In “Nope,” Emerald and O.J. try to hook up some high-tech surveillance cameras with the help of Angel (Brandon Perea) from Fry’s Electronics.

However, something strange happens to their electricity when the alien visitor begins wreaking havoc.

Although O.J. and Emerald are not filmmakers, working in the industry as animal trainers has exposed them to some of the best filmmakers and cinematographers in the business.

If the brother and sister can convince a great cinematographer to film the happenings on their ranch, they could possibly prove alien life and get the Oprah Winfrey talk show treatment, leading to instant fame and celebrity.

“Nope” is vastly different than “Us” and definitely “Get Out,” which contained a lot of social commentary.

And although Peele’s movies have the well-deserved description of eccentric, “Nope” might be the most eccentric of the bunch.

Unfortunately, it gets off to too much of a slow pace.

The movie takes place in the country, which is stereotypically slower paced than urban areas.

So, in a way, the slow pace makes sense thematically because of the setting of “Nope.”

Furthermore, Kaluuya plays a role unlike any other in his impressive filmography.

In “Nope,” O.J. epitomizes the term country bumpkin, with the sometimes-inaudible speech and slow drawl.

However, O.J. has an intensity in his eyes that shows he is not the stereotypical naïve and trusting country boy.

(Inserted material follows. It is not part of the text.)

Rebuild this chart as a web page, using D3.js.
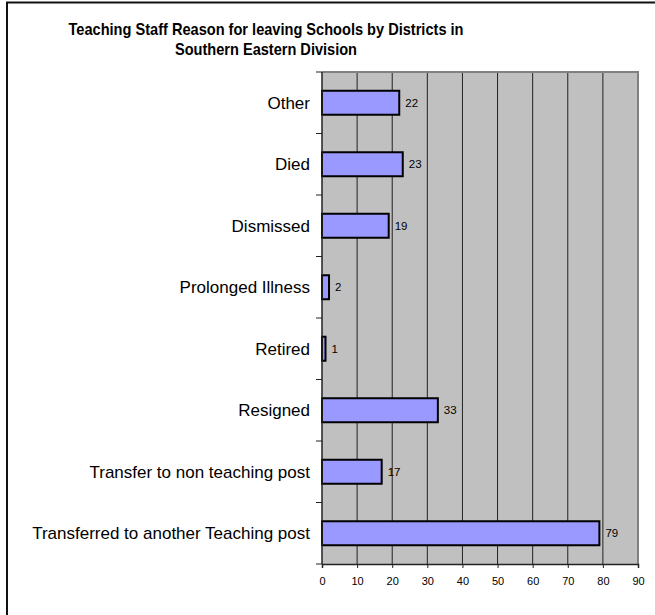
<!DOCTYPE html>
<html>
<head>
<meta charset="utf-8">
<script src="https://cdn.jsdelivr.net/npm/d3@7"></script>
<style>
  html, body { margin: 0; padding: 0; background: #fff; }
  svg { display: block; font-family: "Liberation Sans", Arial, sans-serif; }
</style>
</head>
<body>
<svg id="chart" width="655" height="615"></svg>
<script>
const categories = [
  "Other",
  "Died",
  "Dismissed",
  "Prolonged Illness",
  "Retired",
  "Resigned",
  "Transfer to non teaching post",
  "Transferred to another Teaching post"
];
const values = [22, 23, 19, 2, 1, 33, 17, 79];
const xTicks = [0, 10, 20, 30, 40, 50, 60, 70, 80, 90];
const titleLines = [
  "Teaching Staff Reason for leaving Schools by Districts in",
  "Southern Eastern Division"
];
const titleWidths = [395, 182];

const data = categories.map((c, i) => ({ cat: c, val: values[i] }));

const svg = d3.select("#chart");
const W = 655, H = 615;
const plot = { left: 322, right: 638, top: 72, bottom: 564 };

// page frame (top & left lines)
svg.append("line").attr("x1", 6).attr("x2", W).attr("y1", 2.5).attr("y2", 2.5)
  .attr("stroke", "#111").attr("stroke-width", 2);
svg.append("line").attr("x1", 7).attr("x2", 7).attr("y1", 2).attr("y2", H)
  .attr("stroke", "#111").attr("stroke-width", 2);

// title
titleLines.forEach((t, i) => {
  svg.append("text").attr("text-anchor", "middle")
    .attr("font-weight", "bold").attr("font-size", 16.3).attr("fill", "#000")
    .attr("x", 266).attr("y", 35 + i * 20)
    .attr("textLength", titleWidths[i]).attr("lengthAdjust", "spacingAndGlyphs")
    .text(t);
});

const x = d3.scaleLinear().domain([0, 90]).range([plot.left, plot.right]);
const y = d3.scaleBand().domain(categories).range([plot.top, plot.bottom])
  .paddingInner(0.61).paddingOuter(0.305);

// plot background
svg.append("rect")
  .attr("x", plot.left).attr("y", plot.top)
  .attr("width", plot.right - plot.left).attr("height", plot.bottom - plot.top)
  .attr("fill", "#c0c0c0");

// vertical gridlines
svg.append("g").selectAll("line")
  .data(xTicks.filter(t => t > 0 && t < 90))
  .join("line")
  .attr("x1", d => x(d)).attr("x2", d => x(d))
  .attr("y1", plot.top).attr("y2", plot.bottom)
  .attr("stroke", "#222").attr("stroke-width", 1);

// plot border top/right (gray)
svg.append("path")
  .attr("d", `M${plot.left},${plot.top}H${plot.right}V${plot.bottom}`)
  .attr("fill", "none").attr("stroke", "#808080").attr("stroke-width", 2);

// bars
svg.append("g").selectAll("rect")
  .data(data)
  .join("rect")
  .attr("x", x(0))
  .attr("y", d => y(d.cat))
  .attr("width", d => x(d.val) - x(0))
  .attr("height", y.bandwidth())
  .attr("fill", "#9999ff")
  .attr("stroke", "#000").attr("stroke-width", 2);

// value labels
svg.append("g").selectAll("text")
  .data(data)
  .join("text")
  .attr("x", d => x(d.val) + 6)
  .attr("y", d => y(d.cat) + y.bandwidth() / 2)
  .attr("dy", "0.36em")
  .attr("font-size", 11.5)
  .attr("fill", "#000")
  .text(d => d.val);

// x axis
const xAxis = svg.append("g")
  .attr("transform", `translate(0,${plot.bottom})`)
  .call(d3.axisBottom(x).tickValues(xTicks).tickSize(4).tickPadding(9));
xAxis.select(".domain").attr("stroke", "#222").attr("stroke-width", 1.5);
xAxis.selectAll(".tick line").attr("stroke", "#222");
xAxis.selectAll(".tick text").attr("font-size", 11).attr("fill", "#000")
  .attr("font-family", "Liberation Sans, Arial, sans-serif");

// y axis line and boundary ticks
const step = y.step();
const boundaries = d3.range(categories.length + 1);
const yg = svg.append("g");
yg.append("line").attr("x1", plot.left).attr("x2", plot.left)
  .attr("y1", plot.top).attr("y2", plot.bottom)
  .attr("stroke", "#222").attr("stroke-width", 1.5);
yg.selectAll("line.bt")
  .data(boundaries)
  .join("line").attr("class", "bt")
  .attr("x1", plot.left - 6).attr("x2", plot.left)
  .attr("y1", i => plot.top + i * step).attr("y2", i => plot.top + i * step)
  .attr("stroke", "#222").attr("stroke-width", 1);

// category labels
svg.append("g").selectAll("text")
  .data(categories)
  .join("text")
  .attr("x", 310)
  .attr("y", d => y(d) + y.bandwidth() / 2)
  .attr("dy", "0.36em")
  .attr("text-anchor", "end")
  .attr("font-size", 17)
  .attr("fill", "#000")
  .text(d => d);
</script>
</body>
</html>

Emerald is that one family member or friend that you cannot do business with because they will say all the wrong things when they should be professional.

In ‘Nope,” Emerald is the type of person to promote her side hustles during a presentation for another business.

And Angel is that person that you barely know.

Still, he gets so comfortable from the get-go like he thinks he is family or a close friend.

The relatable characters and the sheer fear factor make “Nope” a yep.

The only “wack” or too weird thing about “Nope” is how a horse’s name or character’s name introduces new scenes of the film.

But other than that one nope, “Nope” definitely is a yep, as in yep, go check it out!